Rapidly growing research – diverse results with some trends
The results presented by Monique Eckmann at the conference came from the evaluation of around 635 publications of which 375 were unique studies. These spanned 15 languages from the “language-regions” German, Nordic, French, Romance, Polish, Slavic, English and Hebrew. The different cultural and pedagogical contexts and traditions resulted in the lessons from this research being deeply contextual, and made it difficult to draw generalisations across the board. Rather, as Doyle Stevick remarked, the research is like “650 puzzle pieces from 40 different puzzles,” offering the most helpful insights at the micro level.
Nonetheless, some broad trends in the research literature were identified across languages and regions. These points were brought up repeatedly throughout the conference:
For further details on the challenges and to read more about the key-note lectures, see the full conference report here.
Recommendations by policy makers and funding organisations
Two roundtables allowed educational funding organizations and policy and curriculum makers to reflect on the findings and discussions from the conference, and make a number of recommendations.
Educational policy and curriculum makers recommended that further research should be conducted into the topic, and more funding for national research should be provided by individual countries.
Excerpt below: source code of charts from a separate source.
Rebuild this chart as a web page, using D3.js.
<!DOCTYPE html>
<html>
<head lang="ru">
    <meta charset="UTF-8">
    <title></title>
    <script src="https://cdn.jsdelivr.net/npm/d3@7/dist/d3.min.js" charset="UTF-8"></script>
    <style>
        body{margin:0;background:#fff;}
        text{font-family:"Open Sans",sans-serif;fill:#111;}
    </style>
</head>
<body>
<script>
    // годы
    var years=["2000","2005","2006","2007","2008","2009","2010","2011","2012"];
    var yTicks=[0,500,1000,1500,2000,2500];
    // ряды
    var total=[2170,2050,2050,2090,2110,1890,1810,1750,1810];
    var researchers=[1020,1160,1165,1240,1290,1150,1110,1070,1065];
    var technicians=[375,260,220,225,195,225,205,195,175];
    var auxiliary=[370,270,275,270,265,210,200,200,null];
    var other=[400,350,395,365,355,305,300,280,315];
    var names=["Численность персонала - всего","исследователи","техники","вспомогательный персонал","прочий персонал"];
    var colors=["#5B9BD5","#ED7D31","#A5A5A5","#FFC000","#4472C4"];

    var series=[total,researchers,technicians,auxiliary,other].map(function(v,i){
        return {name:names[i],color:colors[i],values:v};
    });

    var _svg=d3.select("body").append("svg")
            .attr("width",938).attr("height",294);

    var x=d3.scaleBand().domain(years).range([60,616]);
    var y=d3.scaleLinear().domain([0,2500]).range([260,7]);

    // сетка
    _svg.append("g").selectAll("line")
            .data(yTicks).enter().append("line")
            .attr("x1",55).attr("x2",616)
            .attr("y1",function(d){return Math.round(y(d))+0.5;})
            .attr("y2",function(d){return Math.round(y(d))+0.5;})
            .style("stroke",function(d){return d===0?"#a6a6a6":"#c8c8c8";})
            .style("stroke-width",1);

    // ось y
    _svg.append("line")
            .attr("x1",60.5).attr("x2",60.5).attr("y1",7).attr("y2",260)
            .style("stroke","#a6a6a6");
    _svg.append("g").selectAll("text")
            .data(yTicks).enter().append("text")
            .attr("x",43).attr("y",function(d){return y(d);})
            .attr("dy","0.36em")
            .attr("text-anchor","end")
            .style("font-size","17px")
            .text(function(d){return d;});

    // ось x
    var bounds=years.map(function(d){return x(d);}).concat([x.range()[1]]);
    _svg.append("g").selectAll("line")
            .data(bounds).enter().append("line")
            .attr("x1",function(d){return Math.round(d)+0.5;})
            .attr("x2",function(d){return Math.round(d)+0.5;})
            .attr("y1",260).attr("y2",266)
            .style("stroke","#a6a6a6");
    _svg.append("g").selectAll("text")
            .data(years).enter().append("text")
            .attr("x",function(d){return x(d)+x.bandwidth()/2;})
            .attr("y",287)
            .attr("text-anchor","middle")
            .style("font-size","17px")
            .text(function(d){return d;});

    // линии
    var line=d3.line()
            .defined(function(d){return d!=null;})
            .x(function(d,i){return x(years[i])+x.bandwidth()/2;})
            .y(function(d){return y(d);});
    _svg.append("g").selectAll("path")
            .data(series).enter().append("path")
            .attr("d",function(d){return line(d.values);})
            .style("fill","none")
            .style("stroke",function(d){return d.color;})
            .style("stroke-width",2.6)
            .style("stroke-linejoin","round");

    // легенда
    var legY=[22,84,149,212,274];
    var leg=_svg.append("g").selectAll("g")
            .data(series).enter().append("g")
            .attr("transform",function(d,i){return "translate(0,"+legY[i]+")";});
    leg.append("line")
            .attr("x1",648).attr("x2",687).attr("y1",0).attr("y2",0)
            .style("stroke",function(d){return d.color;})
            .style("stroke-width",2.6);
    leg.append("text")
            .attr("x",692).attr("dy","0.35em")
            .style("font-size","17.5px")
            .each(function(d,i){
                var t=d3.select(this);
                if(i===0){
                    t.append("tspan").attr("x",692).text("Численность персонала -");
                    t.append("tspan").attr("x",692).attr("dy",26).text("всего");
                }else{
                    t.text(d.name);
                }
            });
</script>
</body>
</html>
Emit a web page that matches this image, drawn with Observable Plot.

The research presented at the conference should also be further examined to create a set of concrete policy recommendations to governments. It was suggested that there should be a focus on the development and sharing of instruments for research – methods, standards and tools that are freely accessible and available in multiple languages. More work should be done to address the knowledge gaps regarding multicultural classrooms and competing memories – especially given the current relevance of this in Europe and beyond with the increasing number of refugees and migrants. More time to teach history or to work on cross-subject projects in schools would be welcomed, as would the inclusion of teachers in the planning of curricula, given how central they are to the effective teaching of the Holocaust. More teacher training was also requested, along with increasing the availability and accessibility of teaching material. Finally, policy makers pointed out a need for improved communication between the academic level, decision makers and curriculum developers.
Representatives from funding organisations recommended that educational programmes about the Holocaust should include time for critical self-reflection and that programmes should be diverse, collaborative and encourage discussions. Projects in the field of Holocaust remembrance and education should be formulated in a way that they are sustainable, and have long term impact. They also identified a need for more exchange and debate on the European level – for this to work, broader translation of materials is needed. Finally, funders said they would like to see more conferences such as this one, as it allows for a more nuanced and balanced outlook on the state of the field.
“Mutual understanding and balanced outlooks” – Conclusions, reactions and future possibilities
Overall, the conference demonstrated that the field of teaching and learning about the Holocaust is a dynamic one that is growing and maturing. With an increasing number of research studies and scholars, a variety of approaches to the research have appeared. While it tends to be difficult to compare experiences and thus learn from them, a number of similarities were identified across the regions.
It was remarked several times, with reference to studies in various regions, that imparting knowledge about the Holocaust is not sufficient to change the attitudes and perceptions of students. National narratives and local contexts also need to be explored in order to create personal connections to the topic and increase the likelihood of positive reactions toward minority groups.
While there was no conclusive evidence about the overall level of knowledge about the Holocaust amongst students, there tended to be more knowledge about perpetrators than about victims. As for teachers, those dealing with the topic comprise a diverse community with high levels of interest and strong personal commitment. However, they often feel insufficiently prepared, desire more training, and tend to be unaware of existing resources available to them.
Areas requiring particular attention in future research included younger students, expressions of antisemitism in the classroom during sessions about the Holocaust, and emotions provoked by the topic. There were also several references to the current refugee crisis – it was suggested that Holocaust teaching could be used to speak to students about this topic as well.
The research presented at the conference will also be published in full in an academic publication by the IHRA, expected to be released in 2017.